= Stated goal =
Can all of these lines be returned exactly?

= Data block =
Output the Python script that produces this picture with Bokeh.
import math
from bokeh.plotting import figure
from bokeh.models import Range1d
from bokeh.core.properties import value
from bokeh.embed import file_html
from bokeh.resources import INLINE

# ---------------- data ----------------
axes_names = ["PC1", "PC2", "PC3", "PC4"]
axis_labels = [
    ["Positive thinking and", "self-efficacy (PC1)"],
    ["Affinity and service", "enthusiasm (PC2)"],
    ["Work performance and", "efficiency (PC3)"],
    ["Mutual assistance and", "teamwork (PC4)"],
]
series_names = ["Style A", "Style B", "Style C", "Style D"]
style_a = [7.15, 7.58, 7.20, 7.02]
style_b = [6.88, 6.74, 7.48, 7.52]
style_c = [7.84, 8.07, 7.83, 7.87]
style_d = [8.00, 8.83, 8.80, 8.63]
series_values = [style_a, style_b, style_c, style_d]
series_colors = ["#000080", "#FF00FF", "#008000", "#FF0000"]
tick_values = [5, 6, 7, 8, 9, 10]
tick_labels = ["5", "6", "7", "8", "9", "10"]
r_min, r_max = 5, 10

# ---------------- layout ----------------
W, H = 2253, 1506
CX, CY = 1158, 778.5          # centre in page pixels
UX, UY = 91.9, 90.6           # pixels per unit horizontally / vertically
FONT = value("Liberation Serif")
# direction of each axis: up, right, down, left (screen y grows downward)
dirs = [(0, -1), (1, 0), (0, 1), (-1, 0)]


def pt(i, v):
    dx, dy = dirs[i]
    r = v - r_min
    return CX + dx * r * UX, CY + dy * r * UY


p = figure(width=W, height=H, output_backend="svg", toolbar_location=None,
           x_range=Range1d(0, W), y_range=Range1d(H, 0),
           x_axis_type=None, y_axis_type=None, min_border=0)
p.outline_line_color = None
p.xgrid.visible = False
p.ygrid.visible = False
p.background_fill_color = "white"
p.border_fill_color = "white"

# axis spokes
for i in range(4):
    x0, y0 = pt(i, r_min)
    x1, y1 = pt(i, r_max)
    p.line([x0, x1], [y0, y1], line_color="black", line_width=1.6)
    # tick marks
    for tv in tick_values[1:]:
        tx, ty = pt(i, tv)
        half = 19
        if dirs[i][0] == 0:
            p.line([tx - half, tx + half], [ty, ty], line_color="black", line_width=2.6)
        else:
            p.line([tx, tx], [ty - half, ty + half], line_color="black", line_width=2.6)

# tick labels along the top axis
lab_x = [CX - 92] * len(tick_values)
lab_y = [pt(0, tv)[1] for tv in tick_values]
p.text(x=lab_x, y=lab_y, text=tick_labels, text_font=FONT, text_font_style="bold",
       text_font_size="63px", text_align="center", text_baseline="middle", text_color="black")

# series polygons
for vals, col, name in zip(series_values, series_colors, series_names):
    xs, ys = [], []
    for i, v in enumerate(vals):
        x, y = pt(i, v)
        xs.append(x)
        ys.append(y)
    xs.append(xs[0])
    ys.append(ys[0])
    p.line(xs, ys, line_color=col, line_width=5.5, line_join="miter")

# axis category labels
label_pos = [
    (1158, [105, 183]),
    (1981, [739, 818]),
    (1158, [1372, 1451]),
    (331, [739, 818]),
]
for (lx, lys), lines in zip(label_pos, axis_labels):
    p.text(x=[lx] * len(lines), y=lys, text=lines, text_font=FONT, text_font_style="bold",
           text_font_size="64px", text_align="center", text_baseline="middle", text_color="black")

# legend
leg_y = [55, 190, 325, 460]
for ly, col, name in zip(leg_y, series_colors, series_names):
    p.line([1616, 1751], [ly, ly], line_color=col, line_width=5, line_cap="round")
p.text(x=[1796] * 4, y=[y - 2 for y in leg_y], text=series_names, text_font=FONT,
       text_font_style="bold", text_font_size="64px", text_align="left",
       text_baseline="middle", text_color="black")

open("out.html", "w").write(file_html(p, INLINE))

= Reply to the task =
Output the Python script that produces this picture with Bokeh.
import math
from bokeh.plotting import figure
from bokeh.models import Range1d
from bokeh.core.properties import value
from bokeh.embed import file_html
from bokeh.resources import INLINE

# ---------------- data ----------------
axes_names = ["PC1", "PC2", "PC3", "PC4"]
axis_labels = [
    ["Positive thinking and", "self-efficacy (PC1)"],
    ["Affinity and service", "enthusiasm (PC2)"],
    ["Work performance and", "efficiency (PC3)"],
    ["Mutual assistance and", "teamwork (PC4)"],
]
series_names = ["Style A", "Style B", "Style C", "Style D"]
style_a = [7.15, 7.58, 7.20, 7.02]
style_b = [6.88, 6.74, 7.48, 7.52]
style_c = [7.84, 8.07, 7.83, 7.87]
style_d = [8.00, 8.83, 8.80, 8.63]
series_values = [style_a, style_b, style_c, style_d]
series_colors = ["#000080", "#FF00FF", "#008000", "#FF0000"]
tick_values = [5, 6, 7, 8, 9, 10]
tick_labels = ["5", "6", "7", "8", "9", "10"]
r_min, r_max = 5, 10

# ---------------- layout ----------------
W, H = 2253, 1506
CX, CY = 1158, 778.5          # centre in page pixels
UX, UY = 91.9, 90.6           # pixels per unit horizontally / vertically
FONT = value("Liberation Serif")
# direction of each axis: up, right, down, left (screen y grows downward)
dirs = [(0, -1), (1, 0), (0, 1), (-1, 0)]


def pt(i, v):
    dx, dy = dirs[i]
    r = v - r_min
    return CX + dx * r * UX, CY + dy * r * UY


p = figure(width=W, height=H, output_backend="svg", toolbar_location=None,
           x_range=Range1d(0, W), y_range=Range1d(H, 0),
           x_axis_type=None, y_axis_type=None, min_border=0)
p.outline_line_color = None
p.xgrid.visible = False
p.ygrid.visible = False
p.background_fill_color = "white"
p.border_fill_color = "white"

# axis spokes
for i in range(4):
    x0, y0 = pt(i, r_min)
    x1, y1 = pt(i, r_max)
    p.line([x0, x1], [y0, y1], line_color="black", line_width=1.6)
    # tick marks
    for tv in tick_values[1:]:
        tx, ty = pt(i, tv)
        half = 19
        if dirs[i][0] == 0:
            p.line([tx - half, tx + half], [ty, ty], line_color="black", line_width=2.6)
        else:
            p.line([tx, tx], [ty - half, ty + half], line_color="black", line_width=2.6)

# tick labels along the top axis
lab_x = [CX - 92] * len(tick_values)
lab_y = [pt(0, tv)[1] for tv in tick_values]
p.text(x=lab_x, y=lab_y, text=tick_labels, text_font=FONT, text_font_style="bold",
       text_font_size="63px", text_align="center", text_baseline="middle", text_color="black")

# series polygons
for vals, col, name in zip(series_values, series_colors, series_names):
    xs, ys = [], []
    for i, v in enumerate(vals):
        x, y = pt(i, v)
        xs.append(x)
        ys.append(y)
    xs.append(xs[0])
    ys.append(ys[0])
    p.line(xs, ys, line_color=col, line_width=5.5, line_join="miter")

# axis category labels
label_pos = [
    (1158, [105, 183]),
    (1981, [739, 818]),
    (1158, [1372, 1451]),
    (331, [739, 818]),
]
for (lx, lys), lines in zip(label_pos, axis_labels):
    p.text(x=[lx] * len(lines), y=lys, text=lines, text_font=FONT, text_font_style="bold",
           text_font_size="64px", text_align="center", text_baseline="middle", text_color="black")

# legend
leg_y = [55, 190, 325, 460]
for ly, col, name in zip(leg_y, series_colors, series_names):
    p.line([1616, 1751], [ly, ly], line_color=col, line_width=5, line_cap="round")
p.text(x=[1796] * 4, y=[y - 2 for y in leg_y], text=series_names, text_font=FONT,
       text_font_style="bold", text_font_size="64px", text_align="left",
       text_baseline="middle", text_color="black")

open("out.html", "w").write(file_html(p, INLINE))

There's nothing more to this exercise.